RECORDS SHOWN.
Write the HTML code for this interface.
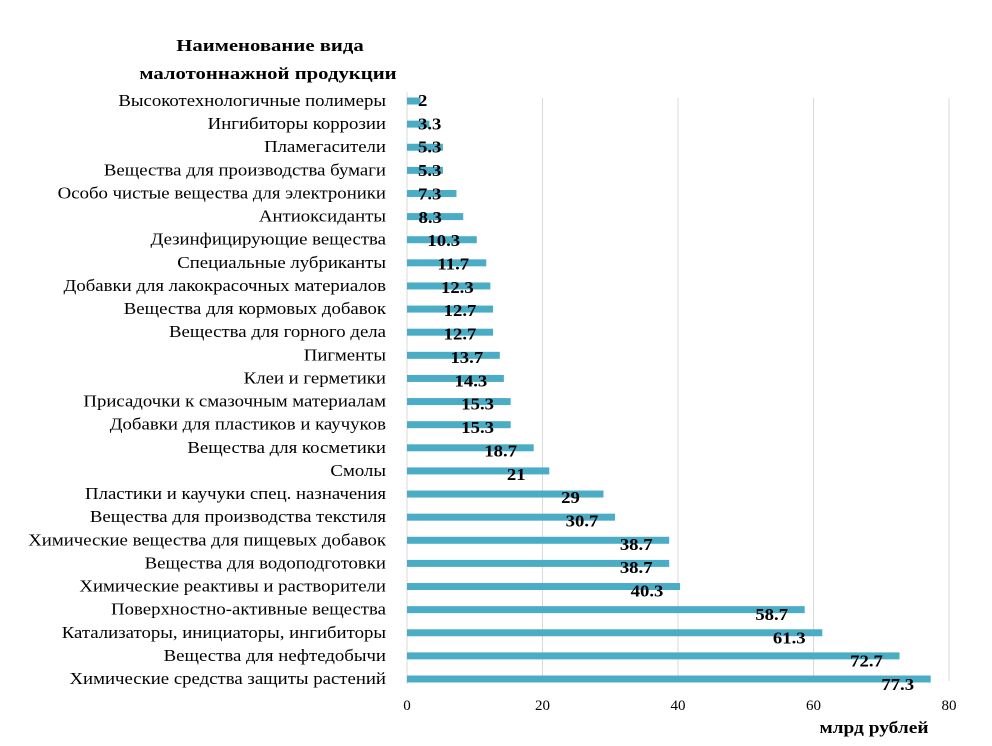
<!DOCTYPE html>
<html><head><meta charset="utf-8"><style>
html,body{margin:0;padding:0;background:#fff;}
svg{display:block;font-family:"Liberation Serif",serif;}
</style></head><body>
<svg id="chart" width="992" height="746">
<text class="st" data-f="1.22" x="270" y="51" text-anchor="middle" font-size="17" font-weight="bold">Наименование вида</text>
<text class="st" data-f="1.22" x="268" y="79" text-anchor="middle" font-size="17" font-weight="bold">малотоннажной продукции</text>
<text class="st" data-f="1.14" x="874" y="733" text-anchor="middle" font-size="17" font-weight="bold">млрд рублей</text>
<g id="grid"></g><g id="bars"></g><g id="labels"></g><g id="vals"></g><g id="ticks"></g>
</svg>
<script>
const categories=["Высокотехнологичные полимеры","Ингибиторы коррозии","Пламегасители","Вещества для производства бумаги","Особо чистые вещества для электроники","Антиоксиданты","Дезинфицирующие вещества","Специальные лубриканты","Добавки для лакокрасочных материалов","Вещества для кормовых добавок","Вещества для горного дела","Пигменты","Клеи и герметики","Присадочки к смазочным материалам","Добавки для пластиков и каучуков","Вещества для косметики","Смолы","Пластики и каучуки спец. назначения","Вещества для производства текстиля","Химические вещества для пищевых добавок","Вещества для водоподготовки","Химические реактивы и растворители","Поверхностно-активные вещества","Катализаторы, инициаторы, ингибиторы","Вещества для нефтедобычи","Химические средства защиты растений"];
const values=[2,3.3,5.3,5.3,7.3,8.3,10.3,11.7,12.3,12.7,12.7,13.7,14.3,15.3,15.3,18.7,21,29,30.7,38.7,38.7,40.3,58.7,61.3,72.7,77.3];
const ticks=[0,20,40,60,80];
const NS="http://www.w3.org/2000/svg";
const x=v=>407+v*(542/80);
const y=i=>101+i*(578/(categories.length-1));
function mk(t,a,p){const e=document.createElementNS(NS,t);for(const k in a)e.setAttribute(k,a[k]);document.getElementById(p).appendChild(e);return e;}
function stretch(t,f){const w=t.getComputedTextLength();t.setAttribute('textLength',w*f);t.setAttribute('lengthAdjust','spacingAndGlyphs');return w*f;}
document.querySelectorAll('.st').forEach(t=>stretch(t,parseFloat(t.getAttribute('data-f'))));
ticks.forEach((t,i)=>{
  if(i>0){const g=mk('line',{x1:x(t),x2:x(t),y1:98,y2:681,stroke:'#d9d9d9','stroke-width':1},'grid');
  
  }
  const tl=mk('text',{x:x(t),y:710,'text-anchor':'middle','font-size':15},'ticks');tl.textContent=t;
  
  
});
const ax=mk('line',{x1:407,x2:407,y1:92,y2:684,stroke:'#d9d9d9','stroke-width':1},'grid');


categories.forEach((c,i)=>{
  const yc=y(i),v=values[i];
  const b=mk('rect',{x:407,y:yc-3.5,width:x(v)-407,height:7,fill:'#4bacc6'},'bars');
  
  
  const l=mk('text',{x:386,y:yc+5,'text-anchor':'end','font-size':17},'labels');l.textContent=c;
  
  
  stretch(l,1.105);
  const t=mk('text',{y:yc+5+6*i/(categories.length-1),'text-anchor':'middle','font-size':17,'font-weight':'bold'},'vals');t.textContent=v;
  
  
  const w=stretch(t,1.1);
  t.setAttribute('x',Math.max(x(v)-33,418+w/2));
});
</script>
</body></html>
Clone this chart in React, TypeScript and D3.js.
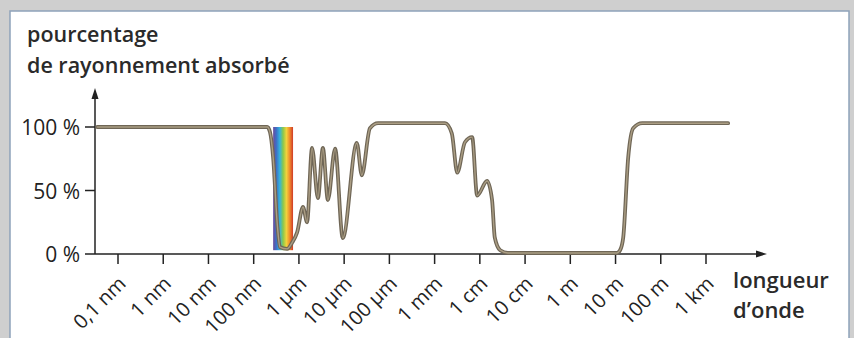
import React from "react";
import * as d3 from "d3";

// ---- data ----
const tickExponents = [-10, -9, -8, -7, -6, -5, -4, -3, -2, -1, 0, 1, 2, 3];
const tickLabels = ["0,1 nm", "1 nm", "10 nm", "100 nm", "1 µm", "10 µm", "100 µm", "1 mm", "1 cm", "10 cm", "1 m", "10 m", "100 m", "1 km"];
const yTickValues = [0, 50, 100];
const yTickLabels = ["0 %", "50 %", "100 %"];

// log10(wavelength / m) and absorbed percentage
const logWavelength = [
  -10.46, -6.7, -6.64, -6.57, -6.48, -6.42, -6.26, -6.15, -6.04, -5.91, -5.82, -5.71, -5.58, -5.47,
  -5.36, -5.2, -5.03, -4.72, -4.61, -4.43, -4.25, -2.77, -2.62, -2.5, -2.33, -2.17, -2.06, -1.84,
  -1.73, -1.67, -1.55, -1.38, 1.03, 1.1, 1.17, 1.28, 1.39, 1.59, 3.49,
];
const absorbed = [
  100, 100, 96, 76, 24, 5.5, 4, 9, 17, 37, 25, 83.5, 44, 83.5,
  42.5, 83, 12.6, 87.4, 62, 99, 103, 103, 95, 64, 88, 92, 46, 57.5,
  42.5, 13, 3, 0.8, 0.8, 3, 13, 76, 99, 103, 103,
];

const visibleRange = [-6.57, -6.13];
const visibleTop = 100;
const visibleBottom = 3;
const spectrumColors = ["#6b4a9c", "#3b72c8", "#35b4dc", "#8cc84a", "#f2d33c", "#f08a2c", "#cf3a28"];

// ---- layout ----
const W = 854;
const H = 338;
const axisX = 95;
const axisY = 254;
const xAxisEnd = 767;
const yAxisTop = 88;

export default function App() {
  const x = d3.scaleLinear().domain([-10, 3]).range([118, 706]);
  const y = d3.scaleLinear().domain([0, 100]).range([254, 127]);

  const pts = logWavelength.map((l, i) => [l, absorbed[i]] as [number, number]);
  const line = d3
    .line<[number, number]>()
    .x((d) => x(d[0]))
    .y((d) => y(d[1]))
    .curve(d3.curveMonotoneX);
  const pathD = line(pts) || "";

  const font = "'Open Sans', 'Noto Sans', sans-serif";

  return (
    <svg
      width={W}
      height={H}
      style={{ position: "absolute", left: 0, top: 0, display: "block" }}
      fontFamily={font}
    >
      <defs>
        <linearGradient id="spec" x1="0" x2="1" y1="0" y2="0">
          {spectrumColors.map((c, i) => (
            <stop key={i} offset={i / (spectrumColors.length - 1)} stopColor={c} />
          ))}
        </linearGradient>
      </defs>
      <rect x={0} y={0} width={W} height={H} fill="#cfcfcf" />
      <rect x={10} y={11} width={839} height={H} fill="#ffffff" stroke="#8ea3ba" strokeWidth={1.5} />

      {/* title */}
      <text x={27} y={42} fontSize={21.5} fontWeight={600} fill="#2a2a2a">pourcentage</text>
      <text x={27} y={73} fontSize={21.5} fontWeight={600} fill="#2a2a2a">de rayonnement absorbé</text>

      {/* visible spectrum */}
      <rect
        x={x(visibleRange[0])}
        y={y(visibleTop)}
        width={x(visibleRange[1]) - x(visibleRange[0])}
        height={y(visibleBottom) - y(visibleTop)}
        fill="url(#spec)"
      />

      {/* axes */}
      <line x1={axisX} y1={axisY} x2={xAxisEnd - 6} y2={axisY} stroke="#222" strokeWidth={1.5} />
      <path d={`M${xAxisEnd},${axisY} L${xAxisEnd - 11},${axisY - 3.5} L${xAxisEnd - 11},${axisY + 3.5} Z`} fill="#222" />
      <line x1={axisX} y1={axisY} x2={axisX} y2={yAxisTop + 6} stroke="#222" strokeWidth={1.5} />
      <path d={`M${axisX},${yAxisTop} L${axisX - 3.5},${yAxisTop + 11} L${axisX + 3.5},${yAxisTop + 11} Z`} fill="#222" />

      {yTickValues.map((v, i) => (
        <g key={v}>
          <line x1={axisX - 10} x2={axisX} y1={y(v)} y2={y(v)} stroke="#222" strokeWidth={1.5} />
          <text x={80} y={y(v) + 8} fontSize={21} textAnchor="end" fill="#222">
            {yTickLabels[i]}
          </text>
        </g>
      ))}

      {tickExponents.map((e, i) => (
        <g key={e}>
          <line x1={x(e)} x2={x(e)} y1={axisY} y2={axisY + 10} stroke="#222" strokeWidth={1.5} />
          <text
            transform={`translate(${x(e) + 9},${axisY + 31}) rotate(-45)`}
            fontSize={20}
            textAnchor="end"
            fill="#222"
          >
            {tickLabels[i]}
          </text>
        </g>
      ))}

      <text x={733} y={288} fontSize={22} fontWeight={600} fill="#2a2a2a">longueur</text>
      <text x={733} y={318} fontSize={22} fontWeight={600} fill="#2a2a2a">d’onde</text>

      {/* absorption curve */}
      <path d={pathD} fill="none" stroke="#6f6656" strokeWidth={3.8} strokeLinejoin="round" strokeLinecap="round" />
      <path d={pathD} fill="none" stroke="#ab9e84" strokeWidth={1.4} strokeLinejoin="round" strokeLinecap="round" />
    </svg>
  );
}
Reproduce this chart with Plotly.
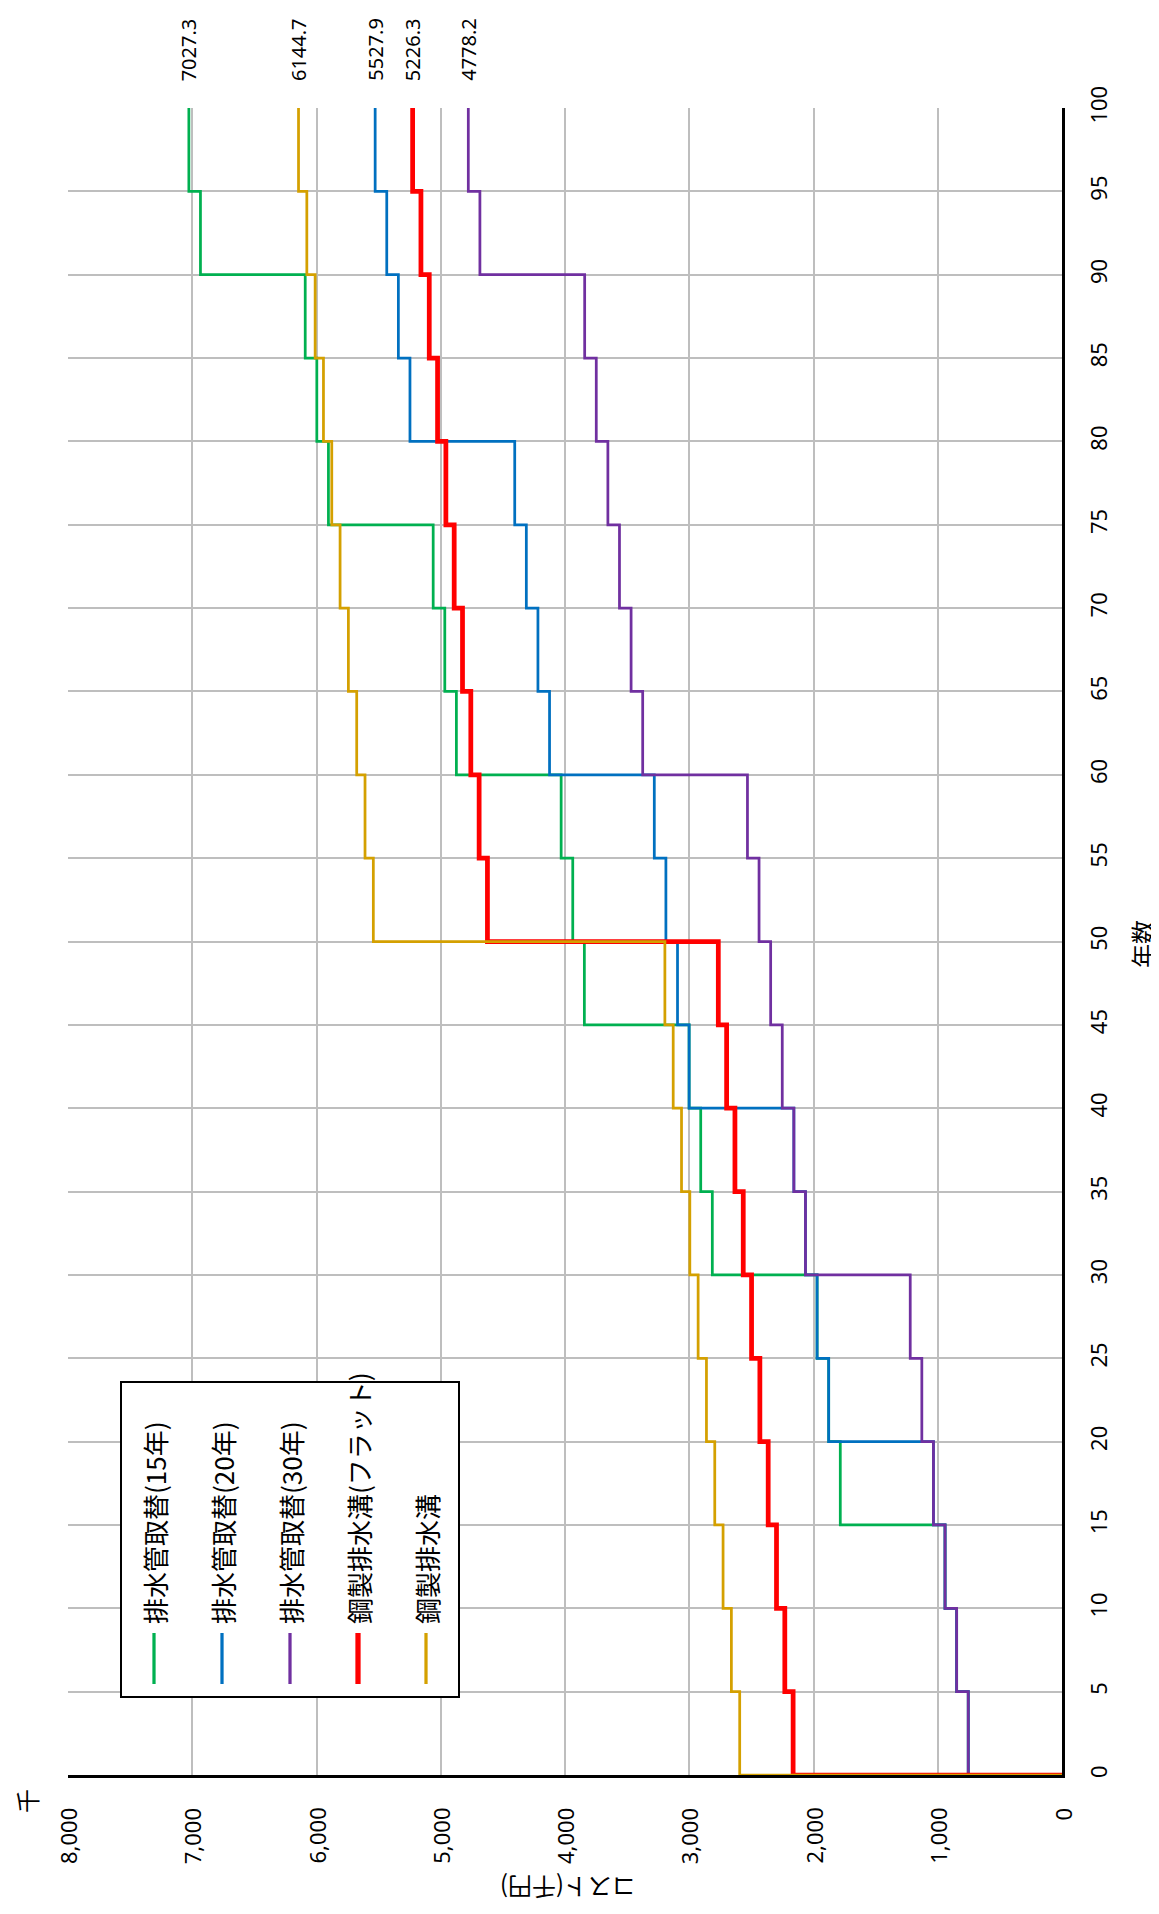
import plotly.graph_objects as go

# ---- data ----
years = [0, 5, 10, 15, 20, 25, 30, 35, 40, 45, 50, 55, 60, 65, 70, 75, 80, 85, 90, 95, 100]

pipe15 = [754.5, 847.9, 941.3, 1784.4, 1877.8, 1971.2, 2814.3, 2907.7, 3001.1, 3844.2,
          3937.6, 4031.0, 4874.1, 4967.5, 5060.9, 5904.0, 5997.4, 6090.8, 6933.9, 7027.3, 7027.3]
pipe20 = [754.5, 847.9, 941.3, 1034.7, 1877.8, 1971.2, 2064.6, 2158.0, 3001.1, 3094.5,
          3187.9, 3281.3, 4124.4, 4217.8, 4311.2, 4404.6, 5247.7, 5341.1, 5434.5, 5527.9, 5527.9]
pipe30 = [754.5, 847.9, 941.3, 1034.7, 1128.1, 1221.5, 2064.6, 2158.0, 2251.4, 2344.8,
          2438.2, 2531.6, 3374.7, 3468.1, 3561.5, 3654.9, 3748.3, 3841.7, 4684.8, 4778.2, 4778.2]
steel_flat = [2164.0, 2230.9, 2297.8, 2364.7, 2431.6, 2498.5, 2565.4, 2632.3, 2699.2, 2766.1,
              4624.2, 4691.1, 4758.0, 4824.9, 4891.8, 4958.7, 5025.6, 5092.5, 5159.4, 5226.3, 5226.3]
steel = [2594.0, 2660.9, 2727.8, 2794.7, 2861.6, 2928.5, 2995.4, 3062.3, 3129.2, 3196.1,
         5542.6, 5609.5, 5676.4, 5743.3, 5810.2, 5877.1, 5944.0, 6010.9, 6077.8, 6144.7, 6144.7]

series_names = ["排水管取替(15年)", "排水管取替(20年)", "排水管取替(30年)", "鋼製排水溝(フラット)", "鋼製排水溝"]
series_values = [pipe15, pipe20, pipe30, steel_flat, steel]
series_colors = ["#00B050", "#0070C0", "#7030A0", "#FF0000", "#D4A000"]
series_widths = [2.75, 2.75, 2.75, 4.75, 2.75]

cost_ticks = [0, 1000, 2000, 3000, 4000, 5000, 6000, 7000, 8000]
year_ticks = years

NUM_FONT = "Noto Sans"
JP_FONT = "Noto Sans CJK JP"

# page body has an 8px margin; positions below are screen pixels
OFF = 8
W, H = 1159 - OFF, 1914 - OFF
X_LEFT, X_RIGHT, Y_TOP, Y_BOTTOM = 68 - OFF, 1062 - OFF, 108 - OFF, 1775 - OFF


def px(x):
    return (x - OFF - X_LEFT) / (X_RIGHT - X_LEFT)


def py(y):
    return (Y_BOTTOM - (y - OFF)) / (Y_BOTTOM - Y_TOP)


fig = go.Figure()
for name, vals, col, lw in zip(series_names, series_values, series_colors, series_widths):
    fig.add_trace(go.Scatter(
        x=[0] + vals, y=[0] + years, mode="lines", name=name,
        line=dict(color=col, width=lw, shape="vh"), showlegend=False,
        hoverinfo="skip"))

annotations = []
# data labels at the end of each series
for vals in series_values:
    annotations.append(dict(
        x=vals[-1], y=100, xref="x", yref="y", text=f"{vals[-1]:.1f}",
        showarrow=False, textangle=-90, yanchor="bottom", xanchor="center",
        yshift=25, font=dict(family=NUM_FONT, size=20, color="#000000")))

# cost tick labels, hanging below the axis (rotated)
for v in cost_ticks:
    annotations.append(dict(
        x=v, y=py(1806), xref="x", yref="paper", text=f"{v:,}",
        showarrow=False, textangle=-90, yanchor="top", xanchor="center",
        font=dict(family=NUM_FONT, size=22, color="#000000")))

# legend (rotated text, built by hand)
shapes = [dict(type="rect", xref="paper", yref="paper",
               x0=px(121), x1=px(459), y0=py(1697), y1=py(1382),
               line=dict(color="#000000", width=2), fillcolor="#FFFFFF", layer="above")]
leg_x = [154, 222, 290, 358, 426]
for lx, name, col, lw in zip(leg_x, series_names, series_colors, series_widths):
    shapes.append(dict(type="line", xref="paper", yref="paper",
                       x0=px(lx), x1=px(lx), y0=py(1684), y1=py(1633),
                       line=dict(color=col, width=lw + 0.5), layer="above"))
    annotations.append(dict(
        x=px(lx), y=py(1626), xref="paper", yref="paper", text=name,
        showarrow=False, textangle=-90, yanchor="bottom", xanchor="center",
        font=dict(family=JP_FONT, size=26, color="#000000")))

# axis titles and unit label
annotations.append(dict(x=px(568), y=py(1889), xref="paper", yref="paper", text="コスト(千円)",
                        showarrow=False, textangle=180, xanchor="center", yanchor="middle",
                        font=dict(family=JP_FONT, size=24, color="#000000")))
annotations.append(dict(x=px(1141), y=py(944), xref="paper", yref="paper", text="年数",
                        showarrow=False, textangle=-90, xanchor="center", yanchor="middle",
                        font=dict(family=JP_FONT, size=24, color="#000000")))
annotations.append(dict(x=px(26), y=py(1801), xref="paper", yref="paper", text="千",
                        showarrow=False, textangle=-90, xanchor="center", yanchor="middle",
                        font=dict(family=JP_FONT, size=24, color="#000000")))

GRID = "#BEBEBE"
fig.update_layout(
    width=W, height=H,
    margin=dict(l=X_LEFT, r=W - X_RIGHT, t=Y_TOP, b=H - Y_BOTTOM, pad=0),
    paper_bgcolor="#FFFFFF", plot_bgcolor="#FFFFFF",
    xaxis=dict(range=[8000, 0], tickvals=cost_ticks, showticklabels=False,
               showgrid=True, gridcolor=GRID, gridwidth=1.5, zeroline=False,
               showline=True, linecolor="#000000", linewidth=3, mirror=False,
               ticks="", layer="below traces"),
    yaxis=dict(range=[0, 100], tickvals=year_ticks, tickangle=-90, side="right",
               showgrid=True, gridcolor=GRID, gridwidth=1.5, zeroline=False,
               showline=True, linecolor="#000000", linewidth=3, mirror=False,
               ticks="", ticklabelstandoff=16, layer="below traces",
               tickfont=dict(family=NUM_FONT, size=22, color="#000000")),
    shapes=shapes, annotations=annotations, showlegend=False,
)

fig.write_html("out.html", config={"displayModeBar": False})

AIM OF THE TASK. Pick out each line that holds the string "React".

FULL SOLUTION.
Clone this chart in React, TypeScript and D3.js.
import React from "react";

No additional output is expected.